For me, Dom Gregory Dix's passage on the peace in The Shape of the Liturgy still resonates from when I first read it. He describes what it might have been like for an early, persecuted church community, breaking bread in secret, to share the peace when dependent upon one another not to betray the group to the authorities. You share the peace because you depend on the other for your very life. How to recover that understanding in our context?

Tom Allen said...

I suppose over many years - and given who I am years of experience of sharing the peace with people who I have upset or been upset by - I have come to see The Peace as a much more corporate act concerned with divine possibilities than with human self-repatriation.
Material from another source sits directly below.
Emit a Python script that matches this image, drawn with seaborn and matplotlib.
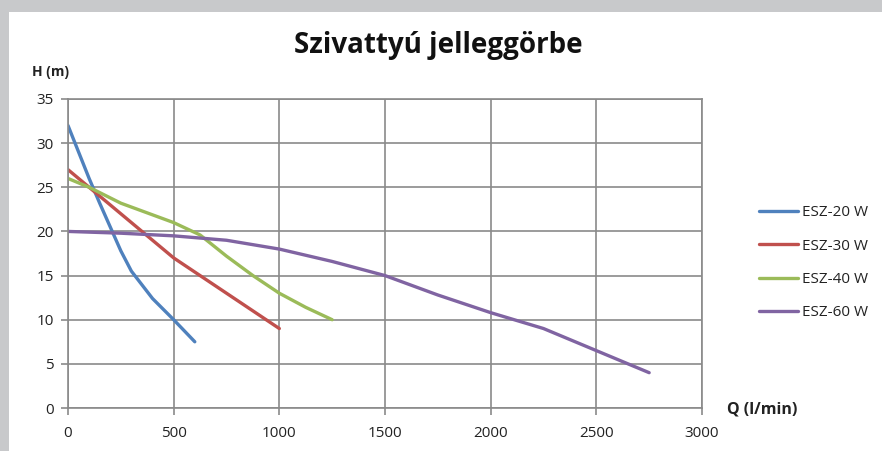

Indeed while I welcome the "sharing of the peace" it has tended to add pastoral difficulties and blur the real meaning and "individualise" a corporate act.

So as a priest I have learnt it is pastorally inappropriate to "require" anyone at any particular time "to make peace" within The Peace - so even if people avoid each or share it apparently insincerely - that did not invalidate the action cos God can work and challenge us both through our action or inaction. So I would prefer to stick with "it can be an opportunity" and add the hope in God's good time that " it will be"

We need constantly to remind ourselves that we are sharing Christ's peace not our own meagre human peace. So I have found myself saying to people - well at least offer it even if that is not quite where your heart is at the moment - but equally understanding when people find that impossible especially if they happen to British and male.

I'm struggling with the words - but tend to feel its a bit like people feeling they can't say the creed because they don't agree/understand all of it. But say it anyway cos that's what the Church believes

Kathryn said...

Thank you for that, Tom. I found it really helpful,- much too often we behave as if it is, as you say, our own human peace that we are trying to express. I suspect that bearing your words in mind may make all the difference for me at least, when I'm struggling.